Simulating alternative tax reform proposals with a computable general equilibrium (CGE) model

Sunday, October 11, 2015: 10:00 AM
David Tuerck, Ph.D. , Economics, Suffolk University, Boston, MA
Jonathan Haughton, PhD , Economics, Suffolk University, Boston, MA
Michael Head, M.S.E.P. , Suffolk University, Boston, MA
Keshab Bhattarai, Ph.D. , Business School, University of Hull, Hull, United Kingdom
This paper reports the results of simulations of a dynamic computable general equilibrium model of the U.S. economy for alternative proposed federal tax law changes. This model contains 27 private sectors, 8 household income groups, 2 factors (labor and capital), investment, rest of the worlds, as well as disaggregation of government into a number of spending and revenue categories for all three levels of government (federal, state and local). The model has been calibrated with the most recent data available, typically fiscal year 2013.

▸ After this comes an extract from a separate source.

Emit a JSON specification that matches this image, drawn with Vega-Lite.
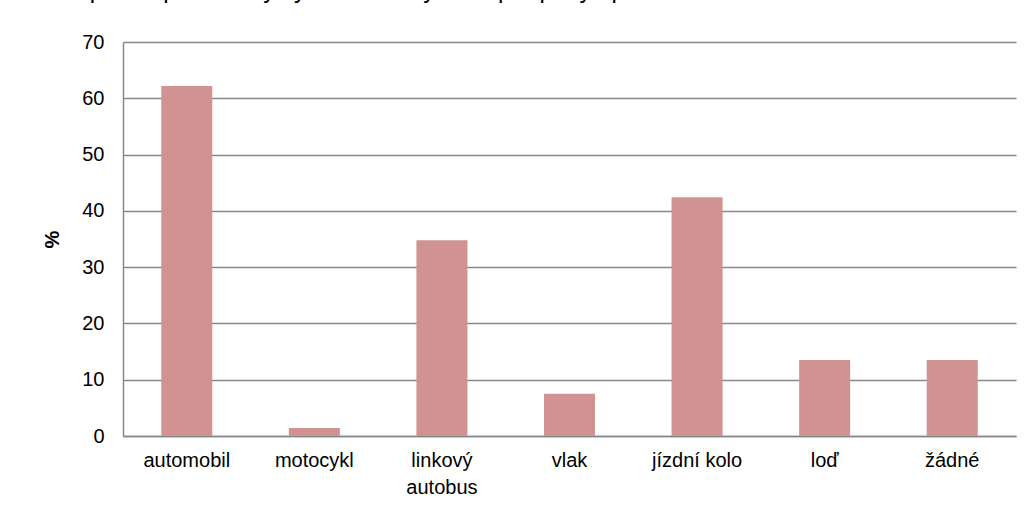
{
  "$schema": "https://vega.github.io/schema/vega-lite/v6.json",
  "width": 893,
  "height": 394,
  "autosize": {"type": "none"},
  "padding": {"left": 123, "top": 42, "right": 16, "bottom": 72},
  "background": "white",
  "title": {
    "text": "Současné dopravní prostředky využívané obyvateli pro pohyb po obci – SS",
    "anchor": "start",
    "dx": -93,
    "offset": 29,
    "font": "Liberation Sans",
    "fontSize": 24,
    "fontWeight": "normal",
    "color": "#000000"
  },
  "data": {
    "values": [
      {"prostredek": "automobil", "procento": 62.2},
      {"prostredek": "motocykl", "procento": 1.4},
      {"prostredek": "linkový autobus", "procento": 34.8},
      {"prostredek": "vlak", "procento": 7.5},
      {"prostredek": "jízdní kolo", "procento": 42.4},
      {"prostredek": "loď", "procento": 13.5},
      {"prostredek": "žádné", "procento": 13.5}
    ]
  },
  "mark": {"type": "bar", "color": "#D19392"},
  "encoding": {
    "x": {
      "field": "prostredek",
      "type": "nominal",
      "sort": null,
      "scale": {"paddingInner": 0.6, "paddingOuter": 0.3},
      "axis": {
        "title": null,
        "labelAngle": 0,
        "labelExpr": "datum.label == 'linkový autobus' ? ['linkový', 'autobus'] : datum.label",
        "labelFont": "Liberation Sans",
        "labelFontSize": 20,
        "labelColor": "#000000",
        "labelPadding": 14,
        "labelLineHeight": 27,
        "ticks": false,
        "domainColor": "#888888",
        "domainWidth": 1.5,
        "grid": false
      }
    },
    "y": {
      "field": "procento",
      "type": "quantitative",
      "scale": {"domain": [0, 70]},
      "axis": {
        "title": "%",
        "titleFont": "Liberation Sans",
        "titleFontSize": 20,
        "titleFontWeight": "bold",
        "titleColor": "#000000",
        "titlePadding": 19,
        "values": [0, 10, 20, 30, 40, 50, 60, 70],
        "labelFont": "Liberation Sans",
        "labelFontSize": 20,
        "labelColor": "#000000",
        "labelPadding": 19,
        "ticks": false,
        "domainColor": "#888888",
        "domainWidth": 1.5,
        "grid": true,
        "gridColor": "#888888",
        "gridWidth": 1.5
      }
    }
  },
  "config": {
    "view": {"stroke": null}
  }
}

The simulations will examine spending changes necessitated by the assumed tax policies for their effects on infrastructure, transfer payments and on economic activity. Changes in tax rates have measurable effects on economic activities, which can be quantified using this national dynamic model. Among the changes that will be examined is the replacement of the existing federal tax system with a flat tax, a retail sales tax or a value added tax.  The authors will also report on certain proposed changes in the corporate income tax and in the top brackets of the personal income tax.

Economic indicators to be reported on include U.S. GDP, public and private employment, investment and federal, state and local tax revenues on a 25 year horizon. Additionally, the output will include distributional effects of policy changes on households of different income groups, including effects on income, savings and use of transfer programs. The expected results of replacing the current federal tax system with a flat tax will show that in the time horizon of the model, negative short term effects such as lower consumption will be replaced with beneficial effects resulting in households making decisions regarding work and savings, resulting in positive effects to their lifetime ‘utility’.